The DHS Chief Privacy Officer is independent of any directorate within the Department of Homeland Security. She is statutorily obligated to ensure that personal information is used in a manner that complies with relevant laws (see footnote 13). The determinations of the Chief Privacy Officer shall be binding on the Department and may not be overturned on political grounds.
Pursuant to section 222 of the Homeland Security Act of 2002 (the Act) (Public Law 107-296, dated 25 November 2002), the Privacy Officer for DHS is charged with conducting a ‘privacy impact assessment’ of proposed rules of the Department on ‘the privacy of personal information, including the type of personal information collected and the number of people affected’ and must report to Congress on an annual basis regarding the ‘activities of the Department that affect privacy ...’. Section 222(5) of the Act also expressly directs the DHS Privacy Officer to hear and report to Congress regarding all ‘complaints of privacy violations’.
The composition of the teams on both sides will be notified to each other in advance and may include appropriate authorities concerned with privacy/data protection, customs control and other forms of law enforcement, border security and/or aviation security. Participating authorities will be required to obtain any necessary security clearances and will adhere to the confidentiality of the discussions and documentation to which they may be given access. Confidentiality will not however be an obstacle to each side making an appropriate report on the results of the joint review to their respective competent authorities, including the US Congress and the European Parliament.

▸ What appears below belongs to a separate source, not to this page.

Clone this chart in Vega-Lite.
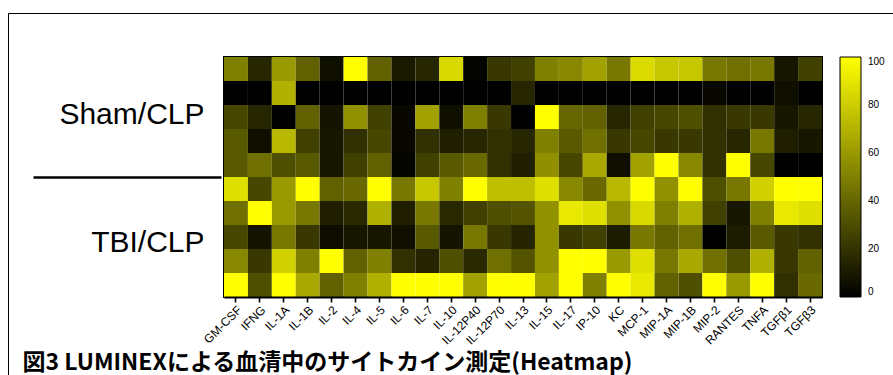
{
  "$schema": "https://vega.github.io/schema/vega-lite/v6.json",
  "width": 598,
  "height": 240,
  "autosize": {"type": "none"},
  "padding": {"left": 224, "top": 57, "right": 71, "bottom": 78},
  "background": "white",
  "config": {"view": {"stroke": "black", "strokeWidth": 2}, "font": "Liberation Sans"},
  "datasets": {
    "cells": [
      {"r":1,"c":"GM-CSF","v":50},{"r":1,"c":"IFNG","v":15},{"r":1,"c":"IL-1A","v":60},{"r":1,"c":"IL-1B","v":38},{"r":1,"c":"IL-2","v":6},{"r":1,"c":"IL-4","v":100},{"r":1,"c":"IL-5","v":38},{"r":1,"c":"IL-6","v":10},{"r":1,"c":"IL-7","v":15},{"r":1,"c":"IL-10","v":85},{"r":1,"c":"IL-12P40","v":2},{"r":1,"c":"IL-12P70","v":22},{"r":1,"c":"IL-13","v":25},{"r":1,"c":"IL-15","v":50},{"r":1,"c":"IL-17","v":53},{"r":1,"c":"IP-10","v":63},{"r":1,"c":"KC","v":47},{"r":1,"c":"MCP-1","v":86},{"r":1,"c":"MIP-1A","v":78},{"r":1,"c":"MIP-1B","v":78},{"r":1,"c":"MIP-2","v":47},{"r":1,"c":"RANTES","v":44},{"r":1,"c":"TNFA","v":47},{"r":1,"c":"TGFβ1","v":9},{"r":1,"c":"TGFβ3","v":25},
      {"r":2,"c":"GM-CSF","v":0},{"r":2,"c":"IFNG","v":0},{"r":2,"c":"IL-1A","v":69},{"r":2,"c":"IL-1B","v":0},{"r":2,"c":"IL-2","v":0},{"r":2,"c":"IL-4","v":0},{"r":2,"c":"IL-5","v":0},{"r":2,"c":"IL-6","v":0},{"r":2,"c":"IL-7","v":0},{"r":2,"c":"IL-10","v":0},{"r":2,"c":"IL-12P40","v":0},{"r":2,"c":"IL-12P70","v":0},{"r":2,"c":"IL-13","v":15},{"r":2,"c":"IL-15","v":0},{"r":2,"c":"IL-17","v":0},{"r":2,"c":"IP-10","v":0},{"r":2,"c":"KC","v":0},{"r":2,"c":"MCP-1","v":0},{"r":2,"c":"MIP-1A","v":0},{"r":2,"c":"MIP-1B","v":0},{"r":2,"c":"MIP-2","v":3},{"r":2,"c":"RANTES","v":0},{"r":2,"c":"TNFA","v":0},{"r":2,"c":"TGFβ1","v":6},{"r":2,"c":"TGFβ3","v":0},
      {"r":3,"c":"GM-CSF","v":28},{"r":3,"c":"IFNG","v":15},{"r":3,"c":"IL-1A","v":0},{"r":3,"c":"IL-1B","v":38},{"r":3,"c":"IL-2","v":8},{"r":3,"c":"IL-4","v":57},{"r":3,"c":"IL-5","v":25},{"r":3,"c":"IL-6","v":3},{"r":3,"c":"IL-7","v":63},{"r":3,"c":"IL-10","v":6},{"r":3,"c":"IL-12P40","v":50},{"r":3,"c":"IL-12P70","v":22},{"r":3,"c":"IL-13","v":0},{"r":3,"c":"IL-15","v":100},{"r":3,"c":"IL-17","v":40},{"r":3,"c":"IP-10","v":38},{"r":3,"c":"KC","v":15},{"r":3,"c":"MCP-1","v":25},{"r":3,"c":"MIP-1A","v":28},{"r":3,"c":"MIP-1B","v":31},{"r":3,"c":"MIP-2","v":19},{"r":3,"c":"RANTES","v":22},{"r":3,"c":"TNFA","v":22},{"r":3,"c":"TGFβ1","v":9},{"r":3,"c":"TGFβ3","v":15},
      {"r":4,"c":"GM-CSF","v":35},{"r":4,"c":"IFNG","v":6},{"r":4,"c":"IL-1A","v":72},{"r":4,"c":"IL-1B","v":25},{"r":4,"c":"IL-2","v":9},{"r":4,"c":"IL-4","v":19},{"r":4,"c":"IL-5","v":28},{"r":4,"c":"IL-6","v":3},{"r":4,"c":"IL-7","v":19},{"r":4,"c":"IL-10","v":12},{"r":4,"c":"IL-12P40","v":15},{"r":4,"c":"IL-12P70","v":19},{"r":4,"c":"IL-13","v":15},{"r":4,"c":"IL-15","v":50},{"r":4,"c":"IL-17","v":35},{"r":4,"c":"IP-10","v":44},{"r":4,"c":"KC","v":22},{"r":4,"c":"MCP-1","v":28},{"r":4,"c":"MIP-1A","v":22},{"r":4,"c":"MIP-1B","v":22},{"r":4,"c":"MIP-2","v":19},{"r":4,"c":"RANTES","v":15},{"r":4,"c":"TNFA","v":47},{"r":4,"c":"TGFβ1","v":12},{"r":4,"c":"TGFβ3","v":9},
      {"r":5,"c":"GM-CSF","v":35},{"r":5,"c":"IFNG","v":44},{"r":5,"c":"IL-1A","v":31},{"r":5,"c":"IL-1B","v":35},{"r":5,"c":"IL-2","v":9},{"r":5,"c":"IL-4","v":25},{"r":5,"c":"IL-5","v":38},{"r":5,"c":"IL-6","v":2},{"r":5,"c":"IL-7","v":25},{"r":5,"c":"IL-10","v":35},{"r":5,"c":"IL-12P40","v":41},{"r":5,"c":"IL-12P70","v":19},{"r":5,"c":"IL-13","v":12},{"r":5,"c":"IL-15","v":56},{"r":5,"c":"IL-17","v":28},{"r":5,"c":"IP-10","v":66},{"r":5,"c":"KC","v":6},{"r":5,"c":"MCP-1","v":63},{"r":5,"c":"MIP-1A","v":100},{"r":5,"c":"MIP-1B","v":53},{"r":5,"c":"MIP-2","v":19},{"r":5,"c":"RANTES","v":100},{"r":5,"c":"TNFA","v":28},{"r":5,"c":"TGFβ1","v":0},{"r":5,"c":"TGFβ3","v":0},
      {"r":6,"c":"GM-CSF","v":88},{"r":6,"c":"IFNG","v":28},{"r":6,"c":"IL-1A","v":60},{"r":6,"c":"IL-1B","v":100},{"r":6,"c":"IL-2","v":38},{"r":6,"c":"IL-4","v":41},{"r":6,"c":"IL-5","v":100},{"r":6,"c":"IL-6","v":47},{"r":6,"c":"IL-7","v":78},{"r":6,"c":"IL-10","v":50},{"r":6,"c":"IL-12P40","v":100},{"r":6,"c":"IL-12P70","v":75},{"r":6,"c":"IL-13","v":75},{"r":6,"c":"IL-15","v":88},{"r":6,"c":"IL-17","v":53},{"r":6,"c":"IP-10","v":41},{"r":6,"c":"KC","v":72},{"r":6,"c":"MCP-1","v":100},{"r":6,"c":"MIP-1A","v":57},{"r":6,"c":"MIP-1B","v":100},{"r":6,"c":"MIP-2","v":31},{"r":6,"c":"RANTES","v":47},{"r":6,"c":"TNFA","v":82},{"r":6,"c":"TGFβ1","v":100},{"r":6,"c":"TGFβ3","v":100},
      {"r":7,"c":"GM-CSF","v":44},{"r":7,"c":"IFNG","v":100},{"r":7,"c":"IL-1A","v":60},{"r":7,"c":"IL-1B","v":47},{"r":7,"c":"IL-2","v":12},{"r":7,"c":"IL-4","v":16},{"r":7,"c":"IL-5","v":69},{"r":7,"c":"IL-6","v":12},{"r":7,"c":"IL-7","v":47},{"r":7,"c":"IL-10","v":16},{"r":7,"c":"IL-12P40","v":25},{"r":7,"c":"IL-12P70","v":31},{"r":7,"c":"IL-13","v":33},{"r":7,"c":"IL-15","v":57},{"r":7,"c":"IL-17","v":91},{"r":7,"c":"IP-10","v":88},{"r":7,"c":"KC","v":57},{"r":7,"c":"MCP-1","v":85},{"r":7,"c":"MIP-1A","v":50},{"r":7,"c":"MIP-1B","v":69},{"r":7,"c":"MIP-2","v":25},{"r":7,"c":"RANTES","v":9},{"r":7,"c":"TNFA","v":50},{"r":7,"c":"TGFβ1","v":91},{"r":7,"c":"TGFβ3","v":88},
      {"r":8,"c":"GM-CSF","v":28},{"r":8,"c":"IFNG","v":8},{"r":8,"c":"IL-1A","v":47},{"r":8,"c":"IL-1B","v":22},{"r":8,"c":"IL-2","v":5},{"r":8,"c":"IL-4","v":9},{"r":8,"c":"IL-5","v":9},{"r":8,"c":"IL-6","v":6},{"r":8,"c":"IL-7","v":35},{"r":8,"c":"IL-10","v":8},{"r":8,"c":"IL-12P40","v":47},{"r":8,"c":"IL-12P70","v":22},{"r":8,"c":"IL-13","v":14},{"r":8,"c":"IL-15","v":57},{"r":8,"c":"IL-17","v":22},{"r":8,"c":"IP-10","v":25},{"r":8,"c":"KC","v":11},{"r":8,"c":"MCP-1","v":47},{"r":8,"c":"MIP-1A","v":38},{"r":8,"c":"MIP-1B","v":44},{"r":8,"c":"MIP-2","v":0},{"r":8,"c":"RANTES","v":11},{"r":8,"c":"TNFA","v":35},{"r":8,"c":"TGFβ1","v":22},{"r":8,"c":"TGFβ3","v":19},
      {"r":9,"c":"GM-CSF","v":53},{"r":9,"c":"IFNG","v":22},{"r":9,"c":"IL-1A","v":82},{"r":9,"c":"IL-1B","v":50},{"r":9,"c":"IL-2","v":100},{"r":9,"c":"IL-4","v":38},{"r":9,"c":"IL-5","v":50},{"r":9,"c":"IL-6","v":19},{"r":9,"c":"IL-7","v":14},{"r":9,"c":"IL-10","v":31},{"r":9,"c":"IL-12P40","v":16},{"r":9,"c":"IL-12P70","v":44},{"r":9,"c":"IL-13","v":33},{"r":9,"c":"IL-15","v":57},{"r":9,"c":"IL-17","v":100},{"r":9,"c":"IP-10","v":100},{"r":9,"c":"KC","v":60},{"r":9,"c":"MCP-1","v":88},{"r":9,"c":"MIP-1A","v":47},{"r":9,"c":"MIP-1B","v":66},{"r":9,"c":"MIP-2","v":44},{"r":9,"c":"RANTES","v":31},{"r":9,"c":"TNFA","v":69},{"r":9,"c":"TGFβ1","v":22},{"r":9,"c":"TGFβ3","v":38},
      {"r":10,"c":"GM-CSF","v":100},{"r":10,"c":"IFNG","v":31},{"r":10,"c":"IL-1A","v":100},{"r":10,"c":"IL-1B","v":66},{"r":10,"c":"IL-2","v":38},{"r":10,"c":"IL-4","v":50},{"r":10,"c":"IL-5","v":69},{"r":10,"c":"IL-6","v":100},{"r":10,"c":"IL-7","v":100},{"r":10,"c":"IL-10","v":100},{"r":10,"c":"IL-12P40","v":63},{"r":10,"c":"IL-12P70","v":100},{"r":10,"c":"IL-13","v":100},{"r":10,"c":"IL-15","v":63},{"r":10,"c":"IL-17","v":100},{"r":10,"c":"IP-10","v":50},{"r":10,"c":"KC","v":100},{"r":10,"c":"MCP-1","v":91},{"r":10,"c":"MIP-1A","v":38},{"r":10,"c":"MIP-1B","v":31},{"r":10,"c":"MIP-2","v":100},{"r":10,"c":"RANTES","v":60},{"r":10,"c":"TNFA","v":100},{"r":10,"c":"TGFβ1","v":19},{"r":10,"c":"TGFβ3","v":41}
    ],
    "groups": [{"grp": "Sham/CLP"}, {"grp": "TBI/CLP"}]
  },
  "layer": [
    {
      "data": {"name": "cells"},
      "mark": {"type": "rect"},
      "encoding": {
        "x": {"field": "c", "type": "nominal",
          "sort": ["GM-CSF","IFNG","IL-1A","IL-1B","IL-2","IL-4","IL-5","IL-6","IL-7","IL-10","IL-12P40","IL-12P70","IL-13","IL-15","IL-17","IP-10","KC","MCP-1","MIP-1A","MIP-1B","MIP-2","RANTES","TNFA","TGFβ1","TGFβ3"],
          "scale": {"paddingInner": 0, "paddingOuter": 0},
          "axis": {"title": "図3 LUMINEXによる血清中のサイトカイン測定(Heatmap)", "titleX": -202, "titleY": 72, "titleAlign": "left", "titleAnchor": "start", "titleBaseline": "alphabetic", "titleAngle": 0, "titleFont": "Noto Sans CJK JP", "titleFontSize": 23, "titleFontWeight": "bold", "titleColor": "black",
            "labelAngle": -45, "labelFontSize": 12, "labelColor": "black", "tickColor": "black", "tickSize": 5, "tickWidth": 1.6, "domainColor": "black", "domainWidth": 2, "labelPadding": 2}},
        "y": {"field": "r", "type": "ordinal", "scale": {"paddingInner": 0, "paddingOuter": 0}, "axis": null},
        "color": {"field": "v", "type": "quantitative",
          "scale": {"domain": [0, 100], "range": ["#000000", "#ffff00"], "interpolate": "rgb"},
          "legend": {"orient": "none", "legendX": 616, "legendY": 0, "title": null, "direction": "vertical", "gradientLength": 240, "gradientThickness": 21, "gradientStrokeColor": "black", "gradientStrokeWidth": 1, "values": [0, 20, 40, 60, 80, 100], "labelFontSize": 10, "labelColor": "black", "labelOffset": 7, "labelBaseline": "middle", "padding": 0, "labelOverlap": false}}
      }
    },
    {
      "data": {"name": "groups"},
      "mark": {"type": "point", "opacity": 0},
      "encoding": {
        "y": {"field": "grp", "type": "nominal",
          "scale": {"type": "band", "paddingInner": 0, "paddingOuter": 0},
          "axis": {"title": null, "orient": "left", "domain": false, "offset": 3, "tickSize": 188, "tickWidth": 2.5,
            "tickColor": {"condition": {"test": "datum.value === 'TBI/CLP'", "value": "black"}, "value": "transparent"},
            "tickOffset": -60,
            "labelOffset": {"condition": {"test": "datum.value === 'TBI/CLP'", "value": 65}, "value": 57},
            "labelPadding": -171, "labelFontSize": 30, "labelColor": "black", "labelFont": "Liberation Sans", "labelLimit": 0}},
        "shape": {"field": "grp", "type": "nominal",
          "legend": {"orient": "none", "legendX": -216, "legendY": -44, "padding": 600, "strokeColor": "black", "title": null, "symbolOpacity": 0, "labelOpacity": 0, "labelExpr": "''"}}
      }
    }
  ],
  "resolve": {"scale": {"y": "independent"}}
}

However, under no circumstances may participating authorities disclose any personal data of a data subject; nor may participating authorities disclose any non-public information derived from documents to which they are given access, or any operational or internal agency information they obtain during the joint review. The two sides will mutually determine the detailed modalities of the joint review.